__Exercise requirements__:
Copy only what lies from the line containing "Reproduce this diagram with TikZ." through the line containing "(cap) at (558,428)" in the entries below, keeping both end lines exact and dropping every picture.

begin Records

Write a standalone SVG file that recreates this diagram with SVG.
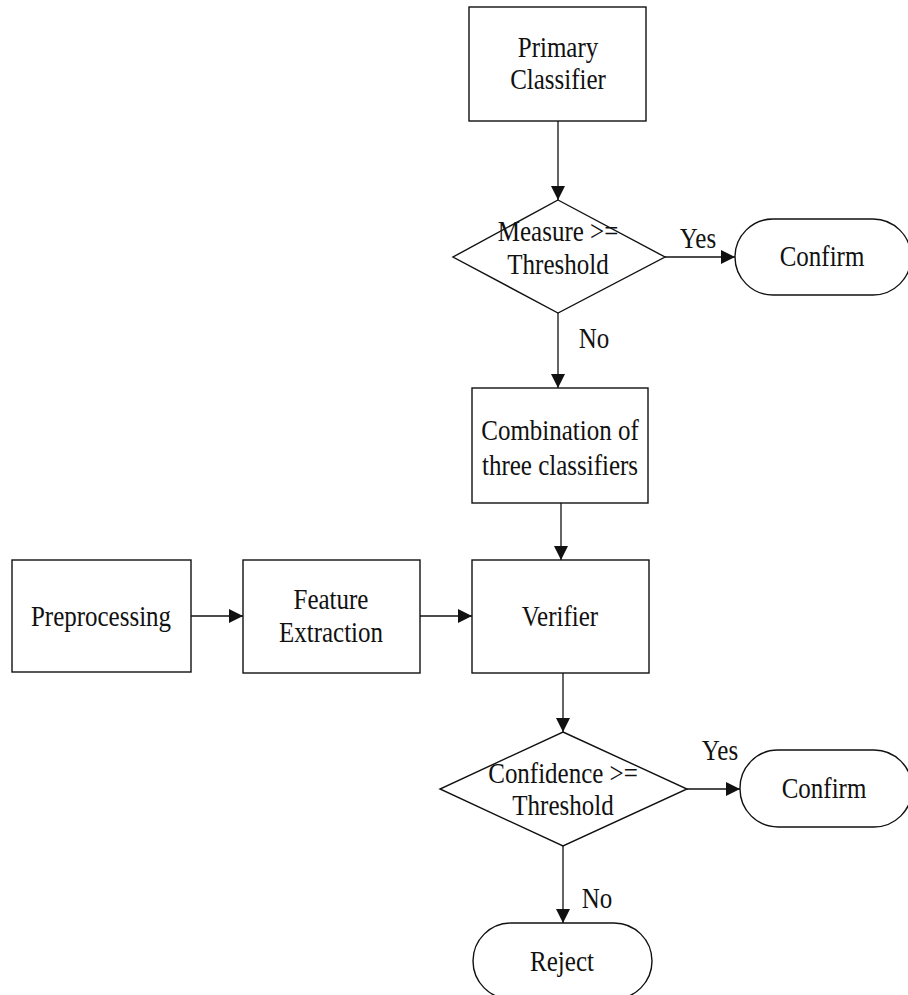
<svg xmlns="http://www.w3.org/2000/svg" width="908" height="995" viewBox="0 0 908 995">
<defs>
<marker id="ah" markerUnits="userSpaceOnUse" markerWidth="14" markerHeight="15" viewBox="0 0 14 15" refX="14" refY="7.5" orient="auto">
<path d="M0,0.5 L14,7.5 L0,14.5 Z" fill="#111"/>
</marker>
<style>
.s{fill:#fff;stroke:#111;stroke-width:1.4}
.t{font-family:"Liberation Serif","Times New Roman",serif;font-size:25px;fill:#111;text-anchor:middle}
.c{stroke:#111;stroke-width:1.3;fill:none;marker-end:url(#ah)}
</style>
</defs>
<rect width="908" height="995" fill="#fff"/>
<g id="connectors">
<line class="c" x1="558" y1="121" x2="558" y2="200"/>
<line class="c" x1="665" y1="257" x2="735" y2="257"/>
<line class="c" x1="558" y1="313" x2="558" y2="388"/>
<line class="c" x1="561" y1="503" x2="561" y2="560"/>
<line class="c" x1="191" y1="616" x2="243" y2="616"/>
<line class="c" x1="420" y1="616" x2="472" y2="616"/>
<line class="c" x1="563" y1="673" x2="563" y2="732"/>
<line class="c" x1="687" y1="789" x2="740" y2="789"/>
<line class="c" x1="563" y1="846" x2="563" y2="923"/>
<text class="t" transform="translate(698,248) scale(1,1.17)">Yes</text>
<text class="t" transform="translate(594,348) scale(1,1.17)">No</text>
<text class="t" transform="translate(720,760) scale(1,1.17)">Yes</text>
<text class="t" transform="translate(597,908) scale(1,1.17)">No</text>
</g>
<g id="primary">
<rect class="s" x="469" y="7" width="177" height="114"/>
<text class="t" transform="translate(558,57) scale(1,1.17)">Primary</text>
<text class="t" transform="translate(558,89) scale(1,1.17)">Classifier</text>
</g>
<g id="decision1">
<polygon class="s" points="558,200 665,257 558,313 453,257"/>
<text class="t" transform="translate(558,241) scale(1,1.17)">Measure &gt;=</text>
<text class="t" transform="translate(558,274) scale(1,1.17)">Threshold</text>
</g>
<g id="confirm1">
<rect class="s" x="735" y="219" width="176" height="76" rx="38" ry="38"/>
<text class="t" transform="translate(822,266) scale(1,1.17)">Confirm</text>
</g>
<g id="combination">
<rect class="s" x="472" y="388" width="176" height="115"/>
<text class="t" transform="translate(560,440) scale(1,1.17)">Combination of</text>
<text class="t" transform="translate(560,475) scale(1,1.17)">three classifiers</text>
</g>
<g id="preprocessing">
<rect class="s" x="12" y="560" width="179" height="112"/>
<text class="t" transform="translate(101,626) scale(1,1.17)">Preprocessing</text>
</g>
<g id="feature">
<rect class="s" x="243" y="560" width="177" height="113"/>
<text class="t" transform="translate(331,609) scale(1,1.17)">Feature</text>
<text class="t" transform="translate(331,642) scale(1,1.17)">Extraction</text>
</g>
<g id="verifier">
<rect class="s" x="472" y="560" width="177" height="113"/>
<text class="t" transform="translate(560,626) scale(1,1.17)">Verifier</text>
</g>
<g id="decision2">
<polygon class="s" points="563,732 687,789 563,846 440,789"/>
<text class="t" transform="translate(563,783) scale(1,1.17)">Confidence &gt;=</text>
<text class="t" transform="translate(563,815) scale(1,1.17)">Threshold</text>
</g>
<g id="confirm2">
<rect class="s" x="740" y="750" width="172" height="77" rx="38" ry="38"/>
<text class="t" transform="translate(824,798) scale(1,1.17)">Confirm</text>
</g>
<g id="reject">
<rect class="s" x="473" y="923" width="179" height="76" rx="38" ry="38"/>
<text class="t" transform="translate(562,971) scale(1,1.17)">Reject</text>
</g>
</svg>
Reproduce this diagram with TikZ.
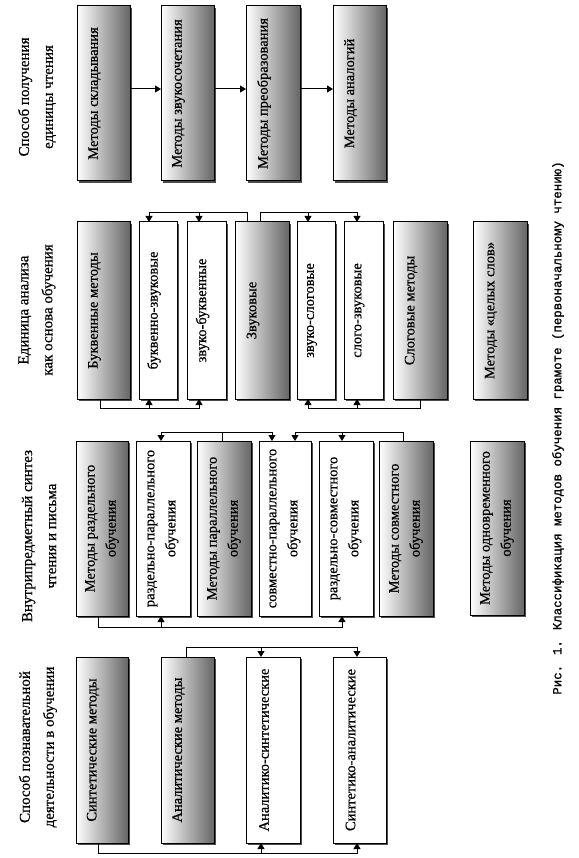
\documentclass[tikz,border=0pt]{standalone}
\usepackage{fontspec}
\setmainfont{Liberation Serif}
\newfontfamily\capfont[FakeBold=1.2]{Liberation Mono}
\newfontfamily\bxfont[FakeBold=0.6]{Liberation Serif}
\usetikzlibrary{arrows.meta,shadows,calc}
\tikzset{
  boxbase/.style={draw=black, line width=1pt, inner sep=0pt, outer sep=0pt, anchor=north west,
    drop shadow={shadow xshift=2pt, shadow yshift=-2pt, fill=black!70, opacity=1}},
  gbox/.style={boxbase, left color=white, right color=black!60},
  wbox/.style={boxbase, fill=white},
  txt/.style={rotate=90, align=center, inner sep=0pt, font=\bxfont\fontsize{14.5}{21}\selectfont},
  lbl/.style={rotate=90, align=center, inner sep=0pt, font=\bxfont\fontsize{15}{24}\selectfont},
  capt/.style={rotate=90, inner sep=0pt, font=\capfont\fontsize{12.4}{14}\selectfont},
  conn/.style={line width=1pt},
  arr/.style={conn, -{Triangle[length=6pt,width=7pt]}},
}
\begin{document}
\begin{tikzpicture}[x=1pt,y=-1pt]
\useasboundingbox (0,0) rectangle (578,858);

% ---------- labels ----------
\node[lbl] (L1) at (37,97) {Способ получения\\единицы чтения};
\node[lbl] (L2) at (37,310) {Единица анализа\\как основа обучения};
\node[lbl] (L3) at (39,536) {Внутрипредметный синтез\\чтения и письма};
\node[lbl] (L4) at (38,747) {Способ познавательной\\деятельности в обучении};
\node[capt] (cap) at (558,428) {Рис. 1. Классификация методов обучения грамоте (первоначальному чтению)};

% ---------- row 1 ----------
\node[gbox, minimum width=53pt, minimum height=175pt] (r1a) at (77,6) {};
\node[gbox, minimum width=53pt, minimum height=175pt] (r1b) at (161,6) {};
\node[gbox, minimum width=54pt, minimum height=175pt] (r1c) at (246,6) {};
\node[gbox, minimum width=53pt, minimum height=175pt] (r1d) at (333,6) {};
\node[txt] (t1a) at ([xshift=-9pt]r1a.center) {Методы складывания};
\node[txt] (t1b) at ([xshift=-9pt]r1b.center) {Методы звукосочетания};
\node[txt] (t1c) at ([xshift=-9pt]r1c.center) {Методы преобразования};
\node[txt] (t1d) at ([xshift=-9pt]r1d.center) {Методы аналогий};
\draw[arr] ([yshift=4.5pt]r1a.east) -- ([yshift=4.5pt]r1b.west);
\draw[arr] ([yshift=4.5pt]r1b.east) -- ([yshift=4.5pt]r1c.west);
\draw[arr] ([yshift=4.5pt]r1c.east) -- ([yshift=4.5pt]r1d.west);

% ---------- row 2 ----------
\node[gbox, minimum width=53pt, minimum height=177pt] (r2a) at (77,222) {};
\node[wbox, minimum width=38pt, minimum height=177pt] (r2b) at (139,222) {};
\node[wbox, minimum width=39pt, minimum height=177pt] (r2c) at (187,222) {};
\node[gbox, minimum width=54pt, minimum height=177pt] (r2d) at (235,222) {};
\node[wbox, minimum width=38pt, minimum height=177pt] (r2e) at (297,222) {};
\node[wbox, minimum width=39pt, minimum height=177pt] (r2f) at (344,222) {};
\node[gbox, minimum width=54pt, minimum height=177pt] (r2g) at (393,222) {};
\node[gbox, minimum width=54pt, minimum height=177pt] (r2h) at (473,222) {};
\node[txt] (t2a) at ([xshift=-9pt]r2a.center) {Буквенные методы};
\node[txt] (t2b) at ([xshift=-4pt]r2b.center) {буквенно-звуковые};
\node[txt] (t2c) at ([xshift=-4pt]r2c.center) {звуко-буквенные};
\node[txt] (t2d) at ([xshift=-9pt]r2d.center) {Звуковые};
\node[txt] (t2e) at ([xshift=-4pt]r2e.center) {звуко-слоговые};
\node[txt] (t2f) at ([xshift=-4pt]r2f.center) {слого-звуковые};
\node[txt] (t2g) at ([xshift=-9pt]r2g.center) {Слоговые методы};
\node[txt] (t2h) at ([xshift=-9pt]r2h.center) {Методы «целых слов»};
\draw[arr] ($(r2d.north west)+(12,0)$) -- ++(0,-9) -| ($(r2b.north west)+(10,0)$);
\draw[arr] ($(r2c.north west)+(12,-9)$) -- ++(0,9);
\draw[arr] ($(r2d.north west)+(25,0)$) -- ++(0,-9) -| ($(r2f.north west)+(13,0)$);
\draw[arr] ($(r2e.north west)+(11,-9)$) -- ++(0,9);
\draw[arr] ($(r2a.south west)+(23,0)$) -- ++(0,9) -| ($(r2c.south west)+(12,0)$);
\draw[arr] ($(r2b.south west)+(10,9)$) -- ++(0,-9);
\draw[arr] ($(r2g.south west)+(27,0)$) -- ++(0,9) -| ($(r2e.south west)+(11,0)$);
\draw[arr] ($(r2f.south west)+(13,9)$) -- ++(0,-9);

% ---------- row 3 ----------
\node[gbox, minimum width=52pt, minimum height=175pt] (r3a) at (76,441) {};
\node[wbox, minimum width=54pt, minimum height=175pt] (r3b) at (136,441) {};
\node[gbox, minimum width=54pt, minimum height=175pt] (r3c) at (197,441) {};
\node[wbox, minimum width=52pt, minimum height=175pt] (r3d) at (259,441) {};
\node[wbox, minimum width=54pt, minimum height=175pt] (r3e) at (319,441) {};
\node[gbox, minimum width=54pt, minimum height=175pt] (r3f) at (379,441) {};
\node[gbox, minimum width=54pt, minimum height=174pt] (r3g) at (470,441) {};
\node[txt] (t3a) at (r3a.center) {Методы раздельного\\обучения};
\node[txt] (t3b) at (r3b.center) {раздельно-параллельного\\обучения};
\node[txt] (t3c) at (r3c.center) {Методы параллельного\\обучения};
\node[txt] (t3d) at (r3d.center) {совместно-параллельного\\обучения};
\node[txt] (t3e) at (r3e.center) {раздельно-совместного\\обучения};
\node[txt] (t3f) at (r3f.center) {Методы совместного\\обучения};
\node[txt] (t3g) at (r3g.center) {Методы одновременного\\обучения};
\draw[arr] ($(r3c.north west)+(25,0)$) -- ++(0,-9) -| ($(r3b.north west)+(25,0)$);
\draw[arr] ($(r3c.north west)+(25,-9)$) -| ($(r3d.north west)+(13,0)$);
\draw[arr] ($(r3f.north west)+(24,0)$) -- ++(0,-9) -| ($(r3d.north west)+(36,0)$);
\draw[arr] ($(r3e.north west)+(23,-9)$) -- ++(0,9);
\draw[arr] ($(r3a.south west)+(22,0)$) -- ++(0,11) -| ($(r3e.south west)+(23,0)$);
\draw[arr] ($(r3b.south west)+(25,11)$) -- ++(0,-11);

% ---------- row 4 ----------
\node[gbox, minimum width=52pt, minimum height=186pt] (r4a) at (76,657) {};
\node[gbox, minimum width=53pt, minimum height=186pt] (r4b) at (161,657) {};
\node[wbox, minimum width=54pt, minimum height=186pt] (r4c) at (246,657) {};
\node[wbox, minimum width=53pt, minimum height=186pt] (r4d) at (333,657) {};
\node[txt] (t4a) at ([xshift=-9pt]r4a.center) {Синтетические методы};
\node[txt] (t4b) at ([xshift=-9pt]r4b.center) {Аналитические методы};
\node[txt] (t4c) at ([xshift=-9pt]r4c.center) {Аналитико-синтетические};
\node[txt] (t4d) at ([xshift=-9pt]r4d.center) {Синтетико-аналитические};
\draw[arr] ($(r4b.north west)+(25,0)$) -- ++(0,-10) -| ($(r4d.north west)+(24,0)$);
\draw[arr] ($(r4c.north west)+(15,-10)$) -- ++(0,10);
\draw[arr] ($(r4a.south west)+(22,0)$) -- ++(0,10) -| ($(r4d.south west)+(24,0)$);
\draw[arr] ($(r4c.south west)+(15,10)$) -- ++(0,-10);
\end{tikzpicture}
\end{document}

end Records

__Output of the exercise__:
Reproduce this diagram with TikZ.
\documentclass[tikz,border=0pt]{standalone}
\usepackage{fontspec}
\setmainfont{Liberation Serif}
\newfontfamily\capfont[FakeBold=1.2]{Liberation Mono}
\newfontfamily\bxfont[FakeBold=0.6]{Liberation Serif}
\usetikzlibrary{arrows.meta,shadows,calc}
\tikzset{
  boxbase/.style={draw=black, line width=1pt, inner sep=0pt, outer sep=0pt, anchor=north west,
    drop shadow={shadow xshift=2pt, shadow yshift=-2pt, fill=black!70, opacity=1}},
  gbox/.style={boxbase, left color=white, right color=black!60},
  wbox/.style={boxbase, fill=white},
  txt/.style={rotate=90, align=center, inner sep=0pt, font=\bxfont\fontsize{14.5}{21}\selectfont},
  lbl/.style={rotate=90, align=center, inner sep=0pt, font=\bxfont\fontsize{15}{24}\selectfont},
  capt/.style={rotate=90, inner sep=0pt, font=\capfont\fontsize{12.4}{14}\selectfont},
  conn/.style={line width=1pt},
  arr/.style={conn, -{Triangle[length=6pt,width=7pt]}},
}
\begin{document}
\begin{tikzpicture}[x=1pt,y=-1pt]
\useasboundingbox (0,0) rectangle (578,858);

% ---------- labels ----------
\node[lbl] (L1) at (37,97) {Способ получения\\единицы чтения};
\node[lbl] (L2) at (37,310) {Единица анализа\\как основа обучения};
\node[lbl] (L3) at (39,536) {Внутрипредметный синтез\\чтения и письма};
\node[lbl] (L4) at (38,747) {Способ познавательной\\деятельности в обучении};
\node[capt] (cap) at (558,428) {Рис. 1. Классификация методов обучения грамоте (первоначальному чтению)};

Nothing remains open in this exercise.